» Given instruction:
Would you repeat the listing exactly but omit every picture?

— Begin —

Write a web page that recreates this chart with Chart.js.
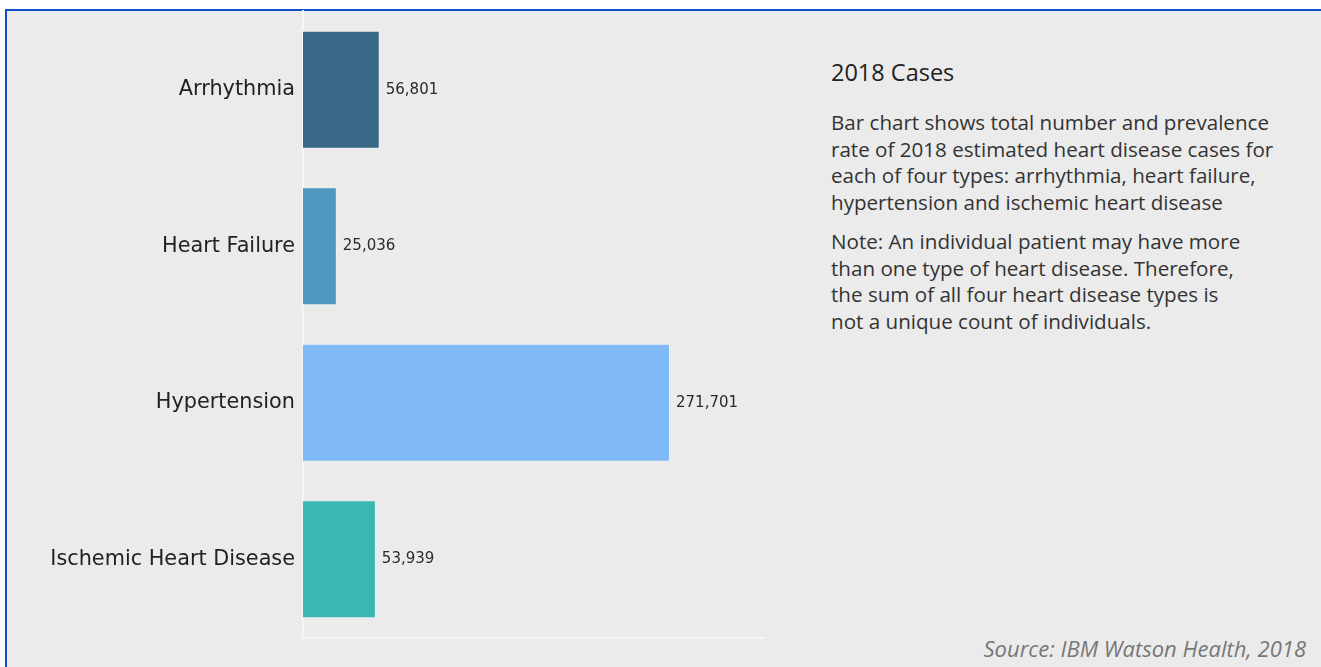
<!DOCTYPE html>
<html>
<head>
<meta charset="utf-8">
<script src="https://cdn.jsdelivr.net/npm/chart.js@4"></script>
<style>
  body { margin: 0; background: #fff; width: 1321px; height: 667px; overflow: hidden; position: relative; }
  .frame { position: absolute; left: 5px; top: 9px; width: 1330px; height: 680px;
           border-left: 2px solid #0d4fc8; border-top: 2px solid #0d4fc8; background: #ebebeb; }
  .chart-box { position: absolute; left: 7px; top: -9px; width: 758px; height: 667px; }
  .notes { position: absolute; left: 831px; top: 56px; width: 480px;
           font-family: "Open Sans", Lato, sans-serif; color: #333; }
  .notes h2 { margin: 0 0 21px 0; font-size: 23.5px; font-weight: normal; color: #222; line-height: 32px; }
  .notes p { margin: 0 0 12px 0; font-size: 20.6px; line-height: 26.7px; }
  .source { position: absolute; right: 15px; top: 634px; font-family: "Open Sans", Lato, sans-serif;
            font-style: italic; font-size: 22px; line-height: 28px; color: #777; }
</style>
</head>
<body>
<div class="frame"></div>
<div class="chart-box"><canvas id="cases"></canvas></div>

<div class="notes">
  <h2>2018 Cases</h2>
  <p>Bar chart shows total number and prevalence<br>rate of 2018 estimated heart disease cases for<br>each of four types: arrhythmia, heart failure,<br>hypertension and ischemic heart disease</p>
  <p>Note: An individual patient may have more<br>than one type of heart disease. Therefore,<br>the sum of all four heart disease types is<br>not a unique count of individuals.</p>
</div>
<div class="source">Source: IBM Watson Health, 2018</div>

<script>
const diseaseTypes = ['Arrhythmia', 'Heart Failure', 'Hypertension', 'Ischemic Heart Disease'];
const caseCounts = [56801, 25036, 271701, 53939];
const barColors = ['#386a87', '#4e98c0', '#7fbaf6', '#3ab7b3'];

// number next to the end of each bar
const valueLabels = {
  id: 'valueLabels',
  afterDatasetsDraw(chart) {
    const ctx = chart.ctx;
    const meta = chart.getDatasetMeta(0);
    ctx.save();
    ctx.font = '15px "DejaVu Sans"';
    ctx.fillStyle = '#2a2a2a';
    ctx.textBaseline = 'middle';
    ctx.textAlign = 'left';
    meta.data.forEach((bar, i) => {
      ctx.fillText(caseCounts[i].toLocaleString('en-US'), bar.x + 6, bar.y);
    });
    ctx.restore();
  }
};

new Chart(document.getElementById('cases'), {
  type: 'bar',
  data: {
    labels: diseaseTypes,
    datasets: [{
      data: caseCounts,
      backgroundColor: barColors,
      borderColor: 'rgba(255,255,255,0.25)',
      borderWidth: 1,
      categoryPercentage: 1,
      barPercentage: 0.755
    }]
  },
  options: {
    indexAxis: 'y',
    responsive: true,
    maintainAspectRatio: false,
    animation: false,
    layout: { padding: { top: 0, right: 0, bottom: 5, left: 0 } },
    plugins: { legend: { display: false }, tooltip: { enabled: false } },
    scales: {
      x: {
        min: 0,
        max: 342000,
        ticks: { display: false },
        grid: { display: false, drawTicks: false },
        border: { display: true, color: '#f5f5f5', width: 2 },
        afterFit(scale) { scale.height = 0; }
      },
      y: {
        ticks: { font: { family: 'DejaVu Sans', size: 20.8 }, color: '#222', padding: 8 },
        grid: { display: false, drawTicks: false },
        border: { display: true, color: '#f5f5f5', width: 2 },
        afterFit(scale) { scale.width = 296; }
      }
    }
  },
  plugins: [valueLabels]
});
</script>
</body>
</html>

— End —

» Answer to this task:
Write a web page that recreates this chart with Chart.js.
<!DOCTYPE html>
<html>
<head>
<meta charset="utf-8">
<script src="https://cdn.jsdelivr.net/npm/chart.js@4"></script>
<style>
  body { margin: 0; background: #fff; width: 1321px; height: 667px; overflow: hidden; position: relative; }
  .frame { position: absolute; left: 5px; top: 9px; width: 1330px; height: 680px;
           border-left: 2px solid #0d4fc8; border-top: 2px solid #0d4fc8; background: #ebebeb; }
  .chart-box { position: absolute; left: 7px; top: -9px; width: 758px; height: 667px; }
  .notes { position: absolute; left: 831px; top: 56px; width: 480px;
           font-family: "Open Sans", Lato, sans-serif; color: #333; }
  .notes h2 { margin: 0 0 21px 0; font-size: 23.5px; font-weight: normal; color: #222; line-height: 32px; }
  .notes p { margin: 0 0 12px 0; font-size: 20.6px; line-height: 26.7px; }
  .source { position: absolute; right: 15px; top: 634px; font-family: "Open Sans", Lato, sans-serif;
            font-style: italic; font-size: 22px; line-height: 28px; color: #777; }
</style>
</head>
<body>
<div class="frame"></div>
<div class="chart-box"><canvas id="cases"></canvas></div>

<div class="notes">
  <h2>2018 Cases</h2>
  <p>Bar chart shows total number and prevalence<br>rate of 2018 estimated heart disease cases for<br>each of four types: arrhythmia, heart failure,<br>hypertension and ischemic heart disease</p>
  <p>Note: An individual patient may have more<br>than one type of heart disease. Therefore,<br>the sum of all four heart disease types is<br>not a unique count of individuals.</p>
</div>
<div class="source">Source: IBM Watson Health, 2018</div>

<script>
const diseaseTypes = ['Arrhythmia', 'Heart Failure', 'Hypertension', 'Ischemic Heart Disease'];
const caseCounts = [56801, 25036, 271701, 53939];
const barColors = ['#386a87', '#4e98c0', '#7fbaf6', '#3ab7b3'];

// number next to the end of each bar
const valueLabels = {
  id: 'valueLabels',
  afterDatasetsDraw(chart) {
    const ctx = chart.ctx;
    const meta = chart.getDatasetMeta(0);
    ctx.save();
    ctx.font = '15px "DejaVu Sans"';
    ctx.fillStyle = '#2a2a2a';
    ctx.textBaseline = 'middle';
    ctx.textAlign = 'left';
    meta.data.forEach((bar, i) => {
      ctx.fillText(caseCounts[i].toLocaleString('en-US'), bar.x + 6, bar.y);
    });
    ctx.restore();
  }
};

new Chart(document.getElementById('cases'), {
  type: 'bar',
  data: {
    labels: diseaseTypes,
    datasets: [{
      data: caseCounts,
      backgroundColor: barColors,
      borderColor: 'rgba(255,255,255,0.25)',
      borderWidth: 1,
      categoryPercentage: 1,
      barPercentage: 0.755
    }]
  },
  options: {
    indexAxis: 'y',
    responsive: true,
    maintainAspectRatio: false,
    animation: false,
    layout: { padding: { top: 0, right: 0, bottom: 5, left: 0 } },
    plugins: { legend: { display: false }, tooltip: { enabled: false } },
    scales: {
      x: {
        min: 0,
        max: 342000,
        ticks: { display: false },
        grid: { display: false, drawTicks: false },
        border: { display: true, color: '#f5f5f5', width: 2 },
        afterFit(scale) { scale.height = 0; }
      },
      y: {
        ticks: { font: { family: 'DejaVu Sans', size: 20.8 }, color: '#222', padding: 8 },
        grid: { display: false, drawTicks: false },
        border: { display: true, color: '#f5f5f5', width: 2 },
        afterFit(scale) { scale.width = 296; }
      }
    }
  },
  plugins: [valueLabels]
});
</script>
</body>
</html>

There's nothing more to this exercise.